The family of Planck curves for spectral radiance plotted above left show that to increase the temperature of a body, you must not only increase the amount of oscillation at each frequency but you must also increase the frequency of the maximum amount of spectral radiance, the dashed black line representing Wien’s law. A huge amount of radiation from a colder black body simply does not have the frequency content to raise the temperature of a warmer black body. The radiation from the colder black body is most likely not even absorbed by the warmer black body because heat flows via resonance from higher spectral amount to lower spectral amount at each frequency. But even if the radiation is absorbed, conduction cannot increase the frequency (energy) of the oscillations that are approaching thermal equilibrium. Conduction can spread the energy out among lower frequencies but it cannot increase the energy.
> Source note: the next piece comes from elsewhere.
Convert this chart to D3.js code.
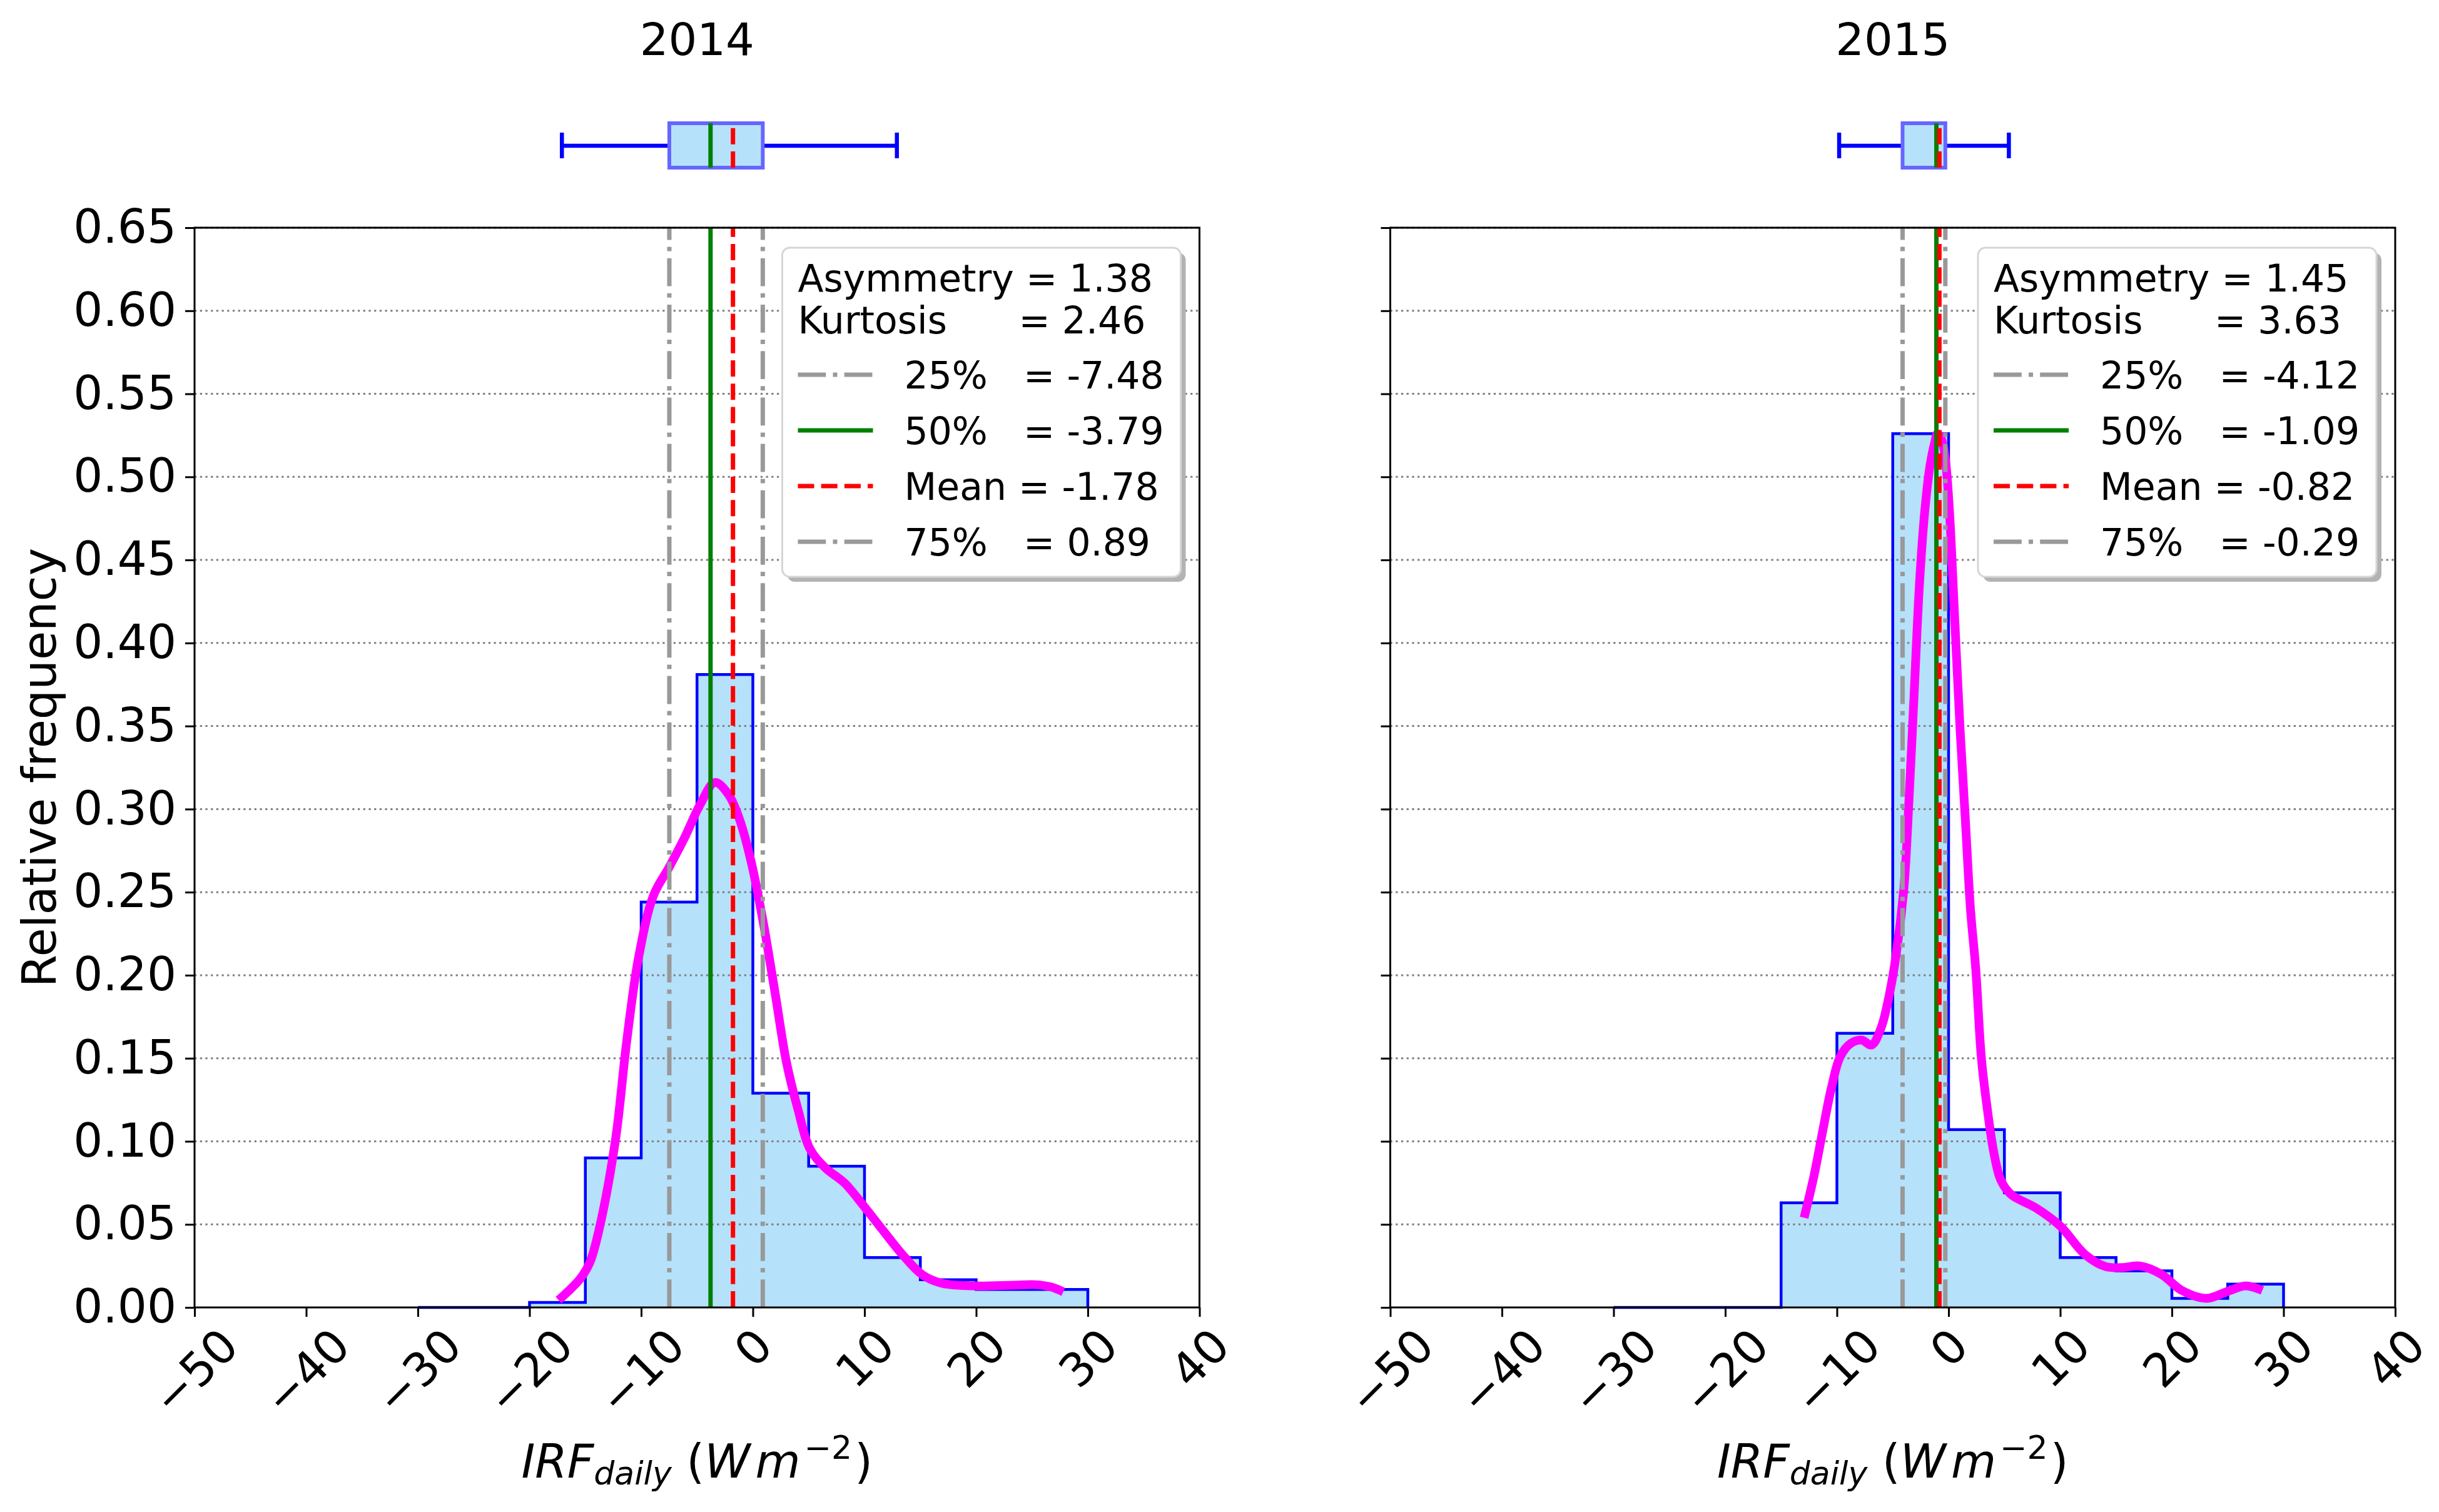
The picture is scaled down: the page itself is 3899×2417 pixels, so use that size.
<!DOCTYPE html>
<html>
<head>
<meta charset="utf-8">
<script src="https://cdn.jsdelivr.net/npm/d3@7"></script>
<style>
  body { margin: 0; background: #fff; }
  svg { display: block; font-family: "DejaVu Sans", sans-serif; }
  text { white-space: pre; }
</style>
</head>
<body>
<svg id="chart" width="3899" height="2417" viewBox="0 0 3899 2417"></svg>
<script>
// values
const years = ['2014', '2015'];
const binEdges = [-30, -25, -20, -15, -10, -5, 0, 5, 10, 15, 20, 25, 30];
const freq2014 = [0, 0, 0.003, 0.090, 0.244, 0.381, 0.129, 0.085, 0.030, 0.0167, 0.0108, 0.0108];
const freq2015 = [0, 0, 0, 0.063, 0.165, 0.526, 0.107, 0.069, 0.030, 0.022, 0.0055, 0.014];

const kde2014 = [[-17.4, 0.0044], [-15.5, 0.017], [-14.6, 0.027], [-13.7, 0.049], [-12.3, 0.101],
  [-11.3, 0.160], [-10.25, 0.21], [-8.9, 0.248], [-7.5, 0.265], [-6.1, 0.283], [-4.7, 0.303],
  [-3.4, 0.316], [-2.2, 0.309], [-1.2, 0.294], [-0.14, 0.268], [0.9, 0.233], [2.0, 0.189],
  [3.0, 0.148], [4.05, 0.119], [5.1, 0.0956], [6.5, 0.084], [8.2, 0.075], [10.0, 0.0605],
  [11.7, 0.046], [13.5, 0.031], [15.2, 0.0196], [16.9, 0.0146], [19.7, 0.013], [23.2, 0.0134],
  [25.3, 0.0137], [26.7, 0.0123], [27.8, 0.0094]];
const kde2015 = [[-12.94, 0.054], [-12.06, 0.079], [-11.25, 0.107], [-10.5, 0.132], [-9.7, 0.151],
  [-8.75, 0.159], [-7.8, 0.161], [-6.9, 0.158], [-6.06, 0.168], [-5.44, 0.184], [-4.86, 0.205],
  [-4.02, 0.251], [-3.55, 0.305], [-3.08, 0.37], [-2.62, 0.434], [-2.15, 0.478], [-1.68, 0.506],
  [-1.23, 0.521], [-1.0, 0.526], [-0.66, 0.523], [-0.28, 0.51], [0.09, 0.478], [0.56, 0.413],
  [1.03, 0.348], [1.5, 0.294], [1.96, 0.24], [2.43, 0.204], [2.94, 0.15], [3.44, 0.121],
  [4.06, 0.093], [4.69, 0.0765], [5.6, 0.068], [7.8, 0.060], [10.0, 0.049], [12.2, 0.032],
  [14.06, 0.0246], [15.5, 0.024], [17.2, 0.0249], [19.06, 0.0199], [20.9, 0.0102], [23.1, 0.0055],
  [25.0, 0.0097], [26.6, 0.013], [28.1, 0.0102]];

const asymmetry = [1.38, 1.45];
const kurtosis = [2.46, 3.63];
const q25 = [-7.48, -4.12];
const q50 = [-3.79, -1.09];
const means = [-1.78, -0.82];
const q75 = [0.89, -0.29];
const whiskerLo = [-17.1, -9.8];
const whiskerHi = [12.9, 5.4];

const xTicks = [-50, -40, -30, -20, -10, 0, 10, 20, 30, 40];
const yTicks = d3.range(0, 14).map(i => i * 0.05);

// layout
const panels = [{ left: 311, right: 1917.5 }, { left: 2222.5, right: 3829 }];
const axTop = 364, axBottom = 2090;
const tickFont = 74, legendFont = 60;
const fillBlue = '#b6e1fa';
const statWidth = 7;

const svg = d3.select('#chart');

const y = d3.scaleLinear().domain([0, 0.65]).range([axBottom, axTop]);

const dash = { red: '26,11.2', grayDot: '44.8,11.2,7,11.2' };

function drawPanel(i) {
  const p = panels[i];
  const x = d3.scaleLinear().domain([-50, 40]).range([p.left, p.right]);
  const freq = i === 0 ? freq2014 : freq2015;
  const kde = i === 0 ? kde2014 : kde2015;
  const g = svg.append('g');

  // step histogram path
  const pts = [[binEdges[0], 0]];
  freq.forEach((f, k) => {
    pts.push([binEdges[k], f]);
    pts.push([binEdges[k + 1], f]);
  });
  pts.push([binEdges[binEdges.length - 1], 0]);
  const stepLine = d3.line().x(d => x(d[0])).y(d => y(d[1]));

  g.append('path')
    .attr('d', stepLine(pts) + 'Z')
    .attr('fill', fillBlue)
    .attr('stroke', 'none');

  // horizontal grid
  g.append('g').selectAll('line')
    .data(yTicks.slice(1))
    .enter().append('line')
    .attr('x1', p.left).attr('x2', p.right)
    .attr('y1', d => y(d)).attr('y2', d => y(d))
    .attr('stroke', '#808080')
    .attr('stroke-width', 3)
    .attr('stroke-dasharray', '3.3,5.4');

  g.append('path')
    .attr('d', stepLine(pts))
    .attr('fill', 'none')
    .attr('stroke', '#0000ff')
    .attr('stroke-width', 4.5);

  // kde curve
  g.append('path')
    .attr('d', d3.line().x(d => x(d[0])).y(d => y(d[1])).curve(d3.curveCatmullRom)(kde))
    .attr('fill', 'none')
    .attr('stroke', '#ff00ff')
    .attr('stroke-width', 14);

  // vertical stat lines
  const vlines = [
    { v: q25[i], color: '#999999', dash: dash.grayDot },
    { v: q50[i], color: '#008000', dash: null },
    { v: means[i], color: '#ff0000', dash: dash.red },
    { v: q75[i], color: '#999999', dash: dash.grayDot }
  ];
  g.append('g').selectAll('line')
    .data(vlines)
    .enter().append('line')
    .attr('x1', d => x(d.v)).attr('x2', d => x(d.v))
    .attr('y1', axBottom).attr('y2', axTop)
    .attr('stroke', d => d.color)
    .attr('stroke-width', statWidth)
    .attr('stroke-dasharray', d => d.dash);

  // axes
  const xAxis = g.append('g')
    .attr('transform', `translate(0,${axBottom})`)
    .call(d3.axisBottom(x).tickValues(xTicks).tickSize(15).tickSizeOuter(0));
  xAxis.select('.domain').remove();
  xAxis.selectAll('line').attr('stroke', '#000').attr('stroke-width', 3);
  xAxis.selectAll('text')
    .attr('fill', '#000')
    .attr('font-size', tickFont)
    .attr('font-family', 'DejaVu Sans')
    .attr('y', null).attr('dy', null)
    .attr('text-anchor', 'middle')
    .attr('dominant-baseline', 'central')
    .attr('transform', function () {
      const w = this.getComputedTextLength();
      const cy = 28 + (w + 0.75 * tickFont) * 0.3536;
      return `translate(0,${cy}) rotate(-45)`;
    });

  const yAxis = g.append('g')
    .attr('transform', `translate(${p.left},0)`)
    .call(d3.axisLeft(y).tickValues(yTicks).tickSize(15).tickPadding(14)
      .tickSizeOuter(0).tickFormat(d3.format('.2f')));
  yAxis.select('.domain').remove();
  yAxis.selectAll('line').attr('stroke', '#000').attr('stroke-width', 3);
  yAxis.selectAll('text')
    .attr('fill', '#000')
    .attr('font-size', tickFont)
    .attr('font-family', 'DejaVu Sans');
  if (i === 1) yAxis.selectAll('text').remove();

  // frame
  g.append('rect')
    .attr('x', p.left).attr('y', axTop)
    .attr('width', p.right - p.left).attr('height', axBottom - axTop)
    .attr('fill', 'none')
    .attr('stroke', '#000')
    .attr('stroke-width', 3);

  // legend
  const lw = 637, lh = 526;
  const lx = p.right - 30 - lw, ly = axTop + 32;
  const leg = g.append('g').attr('transform', `translate(${lx},${ly})`);
  leg.append('rect')
    .attr('x', 8).attr('y', 8).attr('width', lw).attr('height', lh).attr('rx', 12)
    .attr('fill', '#b3b3b3');
  leg.append('rect')
    .attr('width', lw).attr('height', lh).attr('rx', 12)
    .attr('fill', '#fff')
    .attr('stroke', '#d6d6d6')
    .attr('stroke-width', 3);

  const fmt = v => v.toFixed(2);
  const headLines = [
    'Asymmetry = ' + fmt(asymmetry[i]),
    'Kurtosis      = ' + fmt(kurtosis[i])
  ];
  leg.selectAll('.head')
    .data(headLines)
    .enter().append('text')
    .attr('class', 'head')
    .attr('x', 25)
    .attr('y', (d, k) => 48 + 22 + k * 67)
    .attr('font-size', legendFont)
    .text(d => d);

  const entries = [
    { label: '25%   = ' + fmt(q25[i]), color: '#999999', dash: dash.grayDot },
    { label: '50%   = ' + fmt(q50[i]), color: '#008000', dash: null },
    { label: 'Mean = ' + fmt(means[i]), color: '#ff0000', dash: dash.red },
    { label: '75%   = ' + fmt(q75[i]), color: '#999999', dash: dash.grayDot }
  ];
  const ent = leg.selectAll('.entry')
    .data(entries)
    .enter().append('g')
    .attr('class', 'entry')
    .attr('transform', (d, k) => `translate(0,${203 + k * 89})`);
  ent.append('line')
    .attr('x1', 25).attr('x2', 145)
    .attr('stroke', d => d.color)
    .attr('stroke-width', statWidth)
    .attr('stroke-dasharray', d => d.dash);
  ent.append('text')
    .attr('x', 195).attr('y', 22)
    .attr('font-size', legendFont)
    .text(d => d.label);

  // boxplot above the panel
  const bp = svg.append('g');
  const boxTop = 197, boxBot = 268, mid = 233;
  bp.append('line')
    .attr('x1', x(whiskerLo[i])).attr('x2', x(q25[i]))
    .attr('y1', mid).attr('y2', mid)
    .attr('stroke', '#0000ff').attr('stroke-width', 6.5);
  bp.append('line')
    .attr('x1', x(q75[i])).attr('x2', x(whiskerHi[i]))
    .attr('y1', mid).attr('y2', mid)
    .attr('stroke', '#0000ff').attr('stroke-width', 6.5);
  [whiskerLo[i], whiskerHi[i]].forEach(v => {
    bp.append('line')
      .attr('x1', x(v)).attr('x2', x(v))
      .attr('y1', 212).attr('y2', 253)
      .attr('stroke', '#0000ff').attr('stroke-width', 6.5);
  });
  bp.append('rect')
    .attr('x', x(q25[i])).attr('y', boxTop)
    .attr('width', x(q75[i]) - x(q25[i])).attr('height', boxBot - boxTop)
    .attr('fill', fillBlue)
    .attr('stroke', '#6666ff')
    .attr('stroke-width', 6);
  bp.append('line')
    .attr('x1', x(q50[i])).attr('x2', x(q50[i]))
    .attr('y1', boxTop).attr('y2', boxBot)
    .attr('stroke', '#008000').attr('stroke-width', statWidth);
  bp.append('line')
    .attr('x1', x(means[i])).attr('x2', x(means[i]))
    .attr('y1', boxBot).attr('y2', boxTop)
    .attr('stroke', '#ff0000').attr('stroke-width', statWidth)
    .attr('stroke-dasharray', dash.red);

  // title
  svg.append('text')
    .attr('x', (p.left + p.right) / 2).attr('y', 88)
    .attr('text-anchor', 'middle')
    .attr('font-size', 72)
    .text(years[i]);

  // x label
  const xl = svg.append('text')
    .attr('x', (p.left + p.right) / 2).attr('y', 2362)
    .attr('text-anchor', 'middle')
    .attr('font-size', tickFont);
  xl.append('tspan').attr('font-style', 'italic').text('IRF');
  xl.append('tspan').attr('font-style', 'italic').attr('font-size', 52).attr('dy', 11).text('daily');
  xl.append('tspan').attr('dy', -11).text(' (');
  xl.append('tspan').attr('font-style', 'italic').text('W');
  xl.append('tspan').attr('font-style', 'italic').attr('dx', 8).text('m');
  xl.append('tspan').attr('font-size', 52).attr('dx', 6).attr('dy', -30).text('\u22122');
  xl.append('tspan').attr('dx', 4).attr('dy', 30).text(')');
}

drawPanel(0);
drawPanel(1);

svg.append('text')
  .attr('transform', `translate(89,${(axTop + axBottom) / 2}) rotate(-90)`)
  .attr('text-anchor', 'middle')
  .attr('font-size', 75)
  .text('Relative frequency');
</script>
</body>
</html>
Energy radiated by Earth, no matter how it is absorbed and radiated from the atmosphere, cannot warm Earth. The maximum frequency of this radiation is the same as or less than the maximum frequency of oscillations at Earth’s surface and thus cannot warm Earth. Ultraviolet energy from the sun, on the other hand, received on Earth during times of ozone depletion, is oscillating at frequencies on the order of 1000 Terahertz, more than 30 times greater than the peak frequencies of radiation from Earth and thus warms Earth very effectively. Ozone depletion plays the dominant role in global warming.